Common Internet scams
Beware of these scams.
Con artists are more conniving than ever before. They want to get your money, and they know you are a more-savvy consumer than you ever have been before. So they must try new and innovative ways to convince you that you should give up your hard-earned dollars. Here are some common Internet scams you should look out for.
Modeling scams are big business. New modeling agencies are popping up in cities across the country trying to get you to purchase photographs from them. Modeling con artists will post Internet ads or send out e-mails to you, telling you that you've been referred to by a friend to become a model.
In these e-mails the con artists will lay it on thick. They will try to tell you how much money you can make being a model and that you can get rich quick in a growing industry.
The ads or e-mails will give you a phone number to a modeling agent. When you call that person, he or she will ask you to come in for a modeling meeting. When you're at the meeting, you realize you aren't all that special. Dozens of other people they supposedly identified as prospective models are also sitting in the room.
During the meeting you will hear the modeling spiel. They will tell you how successful their agency is at picking big-time models and getting them plenty of work. They will then tell you that all you have to do is pick up the up-front cost of buying their photography sessions. These sessions can cost hundreds or thousands of dollars each. Their goal is to convince even just a handful of would-be models to purchase the photography sessions.
The scam works because very few people ever really become top models. Yes, it can happen. However, the majority of people who buy these photography sessions really only get one thing: a book of pictures of themselves.
Fake Degrees Scams
Plenty of e-mails are circulating online, telling you that you can get a college degree within a couple weeks or that you can obtain a college diploma based on your life experience.
These organizations may even have spectacular-sounding names like Columbia State University, which is an organization raided by the FBI. But what these organizations don't have is true accreditation for their degrees or diplomas. They just want your money.

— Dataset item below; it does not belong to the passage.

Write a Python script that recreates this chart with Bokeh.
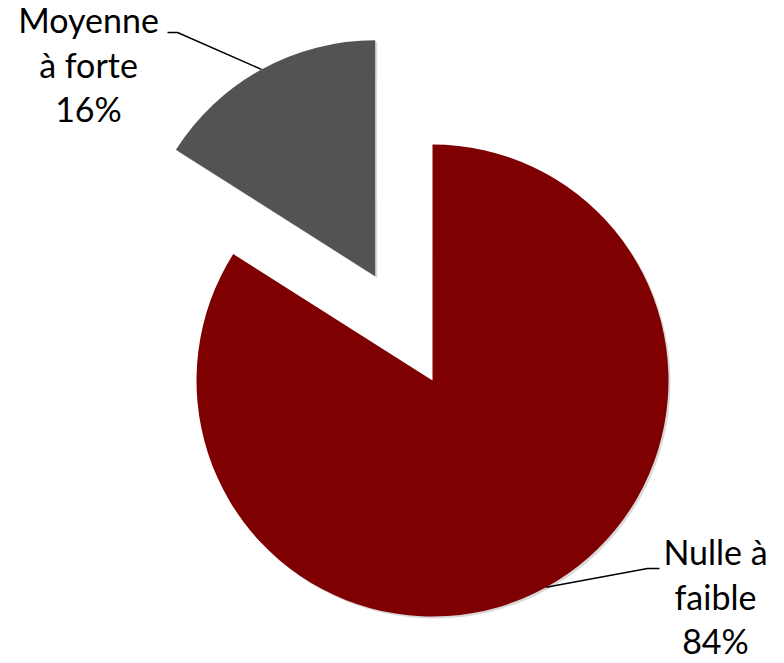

If you get an e-mail from an organization telling you that you can earn a degree within a few weeks from home after you pay a fee, think long and hard before you do it. Be sure to check out the organization with college and university accreditation groups to find out if the school is legitimate. Typically these types of groups only want you to pay a fee. Then they pocket the money, and you're left with a degree from a bogus college.
Work-from-home scams are perhaps the most abundant type of scam on the Internet today. These common Internet scams make the promise that you can earn your living by working at home and by not having an employer. They try to tell you that if you simply pay for their initiation fee, you can have access to thousands of jobs as a secret shopper or typing reports or reading e-mails online.
The bottom line is that when you agree to pay money to one of these organizations for their services, you might get a report on how to find secret-shopper, report-typing, or e-mail-reading jobs. But you still have to go find these jobs yourself.
A good rule of thumb when considering work-from-home positions is that you should never pay money to make money.